In 1903, he published his first of remembered works The Philadelphia Negro and later the Souls of Black Folks. The latter being his most prophetic and remembered. His essays on race and society and economics were published in such journals as The Independent, Nation, The Southern Workman, Harper’s Weekly, World’s Work, The Outlook, The Missionary Review, the Literary Digest, the annals of the American Academy of Political and Social Science and the Dial. DuBois plunged himself into anthropological, sociological, historical, economic, and philosophical studies of blacks in America hoping to elude a “cure” for the race problem in America.
He was editor for the Crisis, the official magazine for the NAACP (National Association for the Advancment of Colored People) which he helped to find in 1910. He used his knowledge and position to write many influential articles on blacks in America. Making him extraordinarily popular.
As a representative of the NAACP he went to the Peace Conference after the Armstice was signed at the end of World War I. He organized a Pan African Conference (he wasn’t the founder) to discuss the situations of AFricans everywhere, realizing for blacks to be free they must be free everywhere.
Throughout his career, his ideas of “educate and agitate” certainly agitated other black leaders and revolutionaries such as the likes of Marcus Garvey and his Back to Africa Movementor Booker T. Washington founder of Tuskegee Institute. His rivalry with Washington the most famous as Washington produced as many results as he did. His belief was firmly in the idea of “racial uplift” and using agriculture as a way to do that. Washington also was for reconciling with the South and forgetting past discrepancies against blacks when they were once slaves and even after emancipation facing Jim Crow and lynchings for those who did not abide the “seperate but equal” doctrines. DuBois was a firm believer of the “Talented Tenth” of blacks and working toward making them the leaders and educators of the race. As well as forging ahead to make the black race of great repute in America.

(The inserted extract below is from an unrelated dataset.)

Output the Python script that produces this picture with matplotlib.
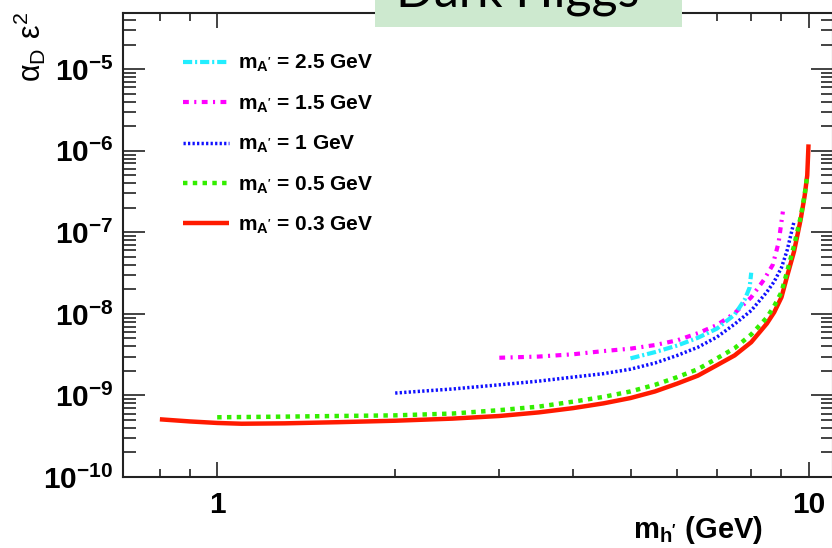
import numpy as np
import matplotlib
matplotlib.use('Agg')
import matplotlib.pyplot as plt
from matplotlib.patches import Rectangle
from matplotlib.ticker import LogLocator, NullFormatter

# values (m_h' in GeV, alpha_D * eps^2)
x_03 = [0.8, 0.9, 1.0, 1.1, 1.3, 1.6, 2.0, 2.5, 3.0, 3.5, 4.0, 4.5, 5.0, 5.5,
        6.0, 6.5, 7.0, 7.5, 8.0, 8.5, 8.75, 9.0, 9.2, 9.45, 9.7, 9.85, 9.95, 10.0]
y_03 = [5.1e-10, 4.8e-10, 4.6e-10, 4.5e-10, 4.55e-10, 4.7e-10, 4.9e-10, 5.2e-10,
        5.6e-10, 6.2e-10, 7.0e-10, 8.0e-10, 9.3e-10, 1.12e-9, 1.4e-9, 1.75e-9,
        2.35e-9, 3.1e-9, 4.5e-9, 7.6e-9, 1.05e-8, 1.6e-8, 2.9e-8, 5.8e-8,
        1.45e-7, 2.8e-7, 5.0e-7, 1.2e-6]

x_05 = [1.0, 1.3, 1.6, 2.0, 2.5, 3.0, 3.5, 4.0, 4.5, 5.0, 5.5, 6.0, 6.5, 7.0,
        7.5, 8.0, 8.5, 8.75, 9.0, 9.2, 9.45, 9.7, 9.85, 9.95]
y_05 = [5.4e-10, 5.5e-10, 5.6e-10, 5.7e-10, 6.0e-10, 6.6e-10, 7.3e-10, 8.4e-10,
        9.6e-10, 1.12e-9, 1.35e-9, 1.68e-9, 2.1e-9, 2.85e-9, 3.8e-9, 5.6e-9,
        9.0e-9, 1.25e-8, 1.85e-8, 3.3e-8, 6.8e-8, 1.55e-7, 2.9e-7, 5.0e-7]

x_1 = [2.0, 2.5, 3.0, 3.5, 4.0, 4.5, 5.0, 5.5, 6.0, 6.5, 7.0, 7.5, 8.0, 8.5,
       8.75, 9.0, 9.2, 9.45]
y_1 = [1.07e-9, 1.2e-9, 1.35e-9, 1.5e-9, 1.68e-9, 1.85e-9, 2.1e-9, 2.5e-9,
       3.1e-9, 3.9e-9, 5.2e-9, 7.5e-9, 1.1e-8, 1.85e-8, 2.5e-8, 3.7e-8, 6.0e-8, 1.35e-7]

x_15 = [3.0, 3.5, 4.0, 4.5, 5.0, 5.5, 6.0, 6.5, 7.0, 7.5, 8.0, 8.4, 8.7, 8.9, 9.05]
y_15 = [2.9e-9, 3.0e-9, 3.2e-9, 3.5e-9, 3.75e-9, 4.15e-9, 4.75e-9, 5.8e-9,
        7.3e-9, 1.02e-8, 1.6e-8, 2.6e-8, 4.0e-8, 7.5e-8, 1.8e-7]

x_25 = [5.0, 5.5, 6.0, 6.5, 7.0, 7.5, 7.8, 7.95, 8.0]
y_25 = [2.85e-9, 3.4e-9, 4.1e-9, 5.1e-9, 6.6e-9, 9.8e-9, 1.5e-8, 2.1e-8, 3.2e-8]

labels = [r"m$_{\mathrm{A'}}$ = 2.5 GeV", r"m$_{\mathrm{A'}}$ = 1.5 GeV",
          r"m$_{\mathrm{A'}}$ = 1 GeV", r"m$_{\mathrm{A'}}$ = 0.5 GeV",
          r"m$_{\mathrm{A'}}$ = 0.3 GeV"]
y_decades = [1e-10, 1e-9, 1e-8, 1e-7, 1e-6, 1e-5]
y_ticklabels = [r'$10^{-10}$', r'$10^{-9}$', r'$10^{-8}$', r'$10^{-7}$',
                r'$10^{-6}$', r'$10^{-5}$']

plt.rcParams['font.family'] = ['Liberation Sans', 'DejaVu Sans']
plt.rcParams['font.weight'] = 'bold'
plt.rcParams['mathtext.fontset'] = 'custom'
plt.rcParams['mathtext.rm'] = 'Liberation Sans:bold'
plt.rcParams['mathtext.bf'] = 'Liberation Sans:bold'
plt.rcParams['mathtext.it'] = 'Liberation Sans:italic:bold'

fig = plt.figure(figsize=(8.32, 5.48), dpi=100)
ax = fig.add_axes([123/832, 1-477/548, 710/832, 464/548])
ax.set_xscale('log')
ax.set_yscale('log')

l03, = ax.plot(x_03, y_03, color='#ff1a00', lw=3.2, solid_capstyle='butt')
l05, = ax.plot(x_05, y_05, color='#33ee00', lw=3.2, linestyle=(0, (1.0, 1.2)))
l1, = ax.plot(x_1, y_1, color='#1010ff', lw=2.5, linestyle=(0, (0.65, 0.65)))
l15, = ax.plot(x_15, y_15, color='#ff00ff', lw=3.0, linestyle=(0, (1.4, 1.3, 0.5, 1.3)))
l25, = ax.plot(x_25, y_25, color='#22eeff', lw=3.0, linestyle=(0, (2.2, 0.7, 0.5, 0.7)))

ax.set_xticks([1, 10])
ax.set_xticklabels(['1', '10'])
ax.set_xticks([0.8, 0.9, 2, 3, 4, 5, 6, 7, 8, 9], minor=True)
ax.xaxis.set_minor_formatter(NullFormatter())
ax.set_yticks(y_decades)
ax.set_yticklabels(y_ticklabels)
ax.yaxis.set_minor_locator(LogLocator(base=10, subs=np.arange(2, 10), numticks=30))
ax.yaxis.set_minor_formatter(NullFormatter())
ax.set_xlim(0.693, 11.0)
ax.set_ylim(1e-10, 4.9e-5)

ax.tick_params(which='both', direction='in', top=True, right=True, width=1.2, color='#222222')
ax.tick_params(axis='x', which='major', length=10.8, pad=10, labelsize=21.5)
ax.tick_params(axis='x', which='minor', length=5.5)
ax.tick_params(axis='y', which='major', length=15.8, pad=7, labelsize=21.5)
ax.tick_params(axis='y', which='minor', length=9)
for s in ax.spines.values():
    s.set_linewidth(1.5)
    s.set_color('#222222')

ax.legend([l25, l15, l1, l05, l03], labels, loc='upper left',
          bbox_to_anchor=(0.0845, 0.914), frameon=False, fontsize=15,
          handlelength=2.2, handletextpad=0.45, labelspacing=0.92,
          borderpad=0, borderaxespad=0)

fig.text(763/832, 1-538/548, r"m$_{\mathrm{h'}}$ (GeV)", fontsize=21,
         ha='right', va='baseline')
fig.text(30/832, 1-12/548, r'$\mathregular{\alpha_{D}\ \varepsilon^{2}}$',
         fontsize=22, fontweight='normal', rotation=90, ha='center', va='top')

# green title box at the top
fig.add_artist(Rectangle((375/832, 1-27/548), 307/832, 30/548, transform=fig.transFigure,
                         facecolor='#cde9cf', edgecolor='none', zorder=5))
fig.text(518/832, 1-6/548, 'Dark Higgs', family='Lato', fontsize=36,
         fontweight='normal', ha='center', va='baseline', zorder=6)

fig.savefig('out.png', dpi=100)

DuBois in his later years was to remain controversial and the social activist. He was to become an ardent supporter of Communism. He gave up the idea of eventual racial unity perhaps distrustful now of white capitalists and politicians.
And set out to get rid of most of the white members and directors of the NAACP. He continued to challenge imperialism in AFrica. And as the chairman of the Peace Information Center he demanded the outlawing of atomic weapons. The US Department of Justice ordered him to register as a “foreign priniciple” and for refusing was immediately indicted under Foreign Agents Registration Act. He was acquitted. But the damage was done icing further feelings he had toward the present system in America. In China he told an audience he was lecturing “In my country for nearly a century I have been nothing but a NIGGER.”
He expatriated to Ghana where he resided til his death. There he became an official member of the Communist Party and a Ghanian citizen.
He died August 27th, 1963 in Accra Ghana, on the eve of the March on Washington.”